I started this experiment in late March 2026 with a simple question: Can I build a real-estate coverage database from public sources that's accurate enough to be useful? That question came from a very specific pain point. I own rental property in El Centro, California. Property managers spend enormous amounts of time manually checking whether their properties fall within service areas—trash collection zones, utility boundaries, permit districts. I wanted to automate that.

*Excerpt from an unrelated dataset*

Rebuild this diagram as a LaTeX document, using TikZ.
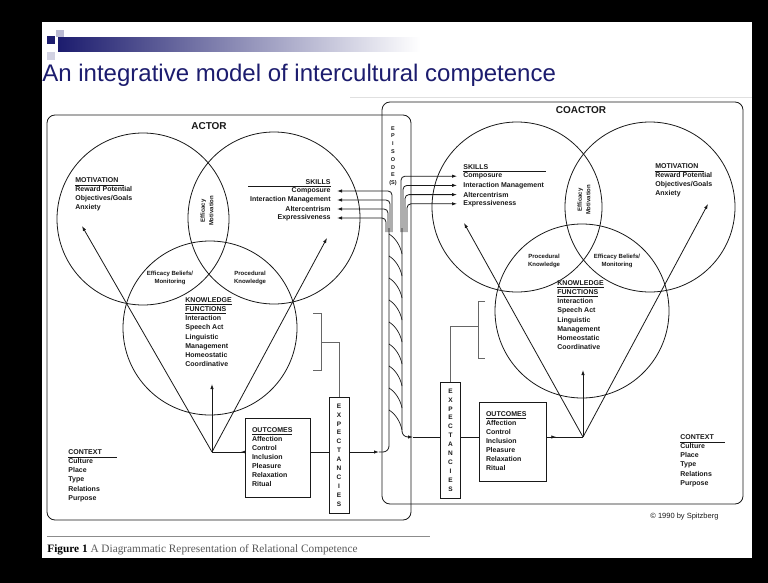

The experiment began with 0 zones. No data. Just an architecture and a lot of hypothesis about what public GIS sources would actually give us.

The Method

In lab work, you start with a control. You run n=1. You measure. You iterate based on what you find, not what you expected to find.

Same approach here.

I built extraction pipelines for three data sources: Census Bureau boundary files, OpenStreetMap, and county assessor records. Each pipeline was a small experiment. Does Census have the granularity we need? (Mostly yes, some gaps.) Does OSM contain service boundaries? (Sometimes, but incomplete.) Do county records export cleanly? (Rarely.)

By mid-April, I'd extracted initial datasets from all three sources. The numbers were growing, but single sources had limits. I'd hit a clear ceiling on what Census, OSM, or assessor records alone could deliver.

That's when I adjusted the method. Instead of waiting for perfect sources, I started combining them. Where Census data existed, use it. Where it didn't, fill gaps with OSM. Where both failed, use assessor records. This is a pattern I learned in 15 years of LIMS work—when you have incomplete data streams, you layer them and let redundancy do the validation work for you.

By early May, coverage was expanding across multiple cities.

By May 22, 33,115 zones across 21 cities.

The growth looked exponential on the chart, but it wasn't magic. It was method adjustment plus more compute cycles.

What the Data Showed

One thing I noticed: coverage density varies dramatically across jurisdictions. Some cities—like those with well-maintained county GIS systems—have robust public boundary data. Others bury their zone information in PDFs, legacy systems, or don't publish it at all.

Why the variance? Not fragmentation. Data infrastructure. The jurisdictions with clean, queryable public GIS have richer zone coverage. The ones with scattered or proprietary systems... less so.

That tells me something important about the business problem I'm trying to solve. The real friction isn't "cities don't have this data." It's "cities have this data in 47 different formats, and you have to know the specific quirks of each one to extract it."

This is a domain depth problem, not a data-availability problem. Which means the moat isn't "we have the data." It's "we've done the boring work of normalizing it across jurisdictions."

The Limit Test

At 80 days, I stopped and asked: Is this data good enough to use?

Not "perfect." Not "complete." Usable?

I tested it against properties I know. My rental in El Centro. Friends' homes. A random sample of addresses from the dataset. Every zone result was manually spot-checked against the jurisdiction's official GIS data. The ones that diverged fell into two clear categories: (1) boundary edge cases where a property sat exactly on a zone line, and (2) addresses that simply don't exist in the source data.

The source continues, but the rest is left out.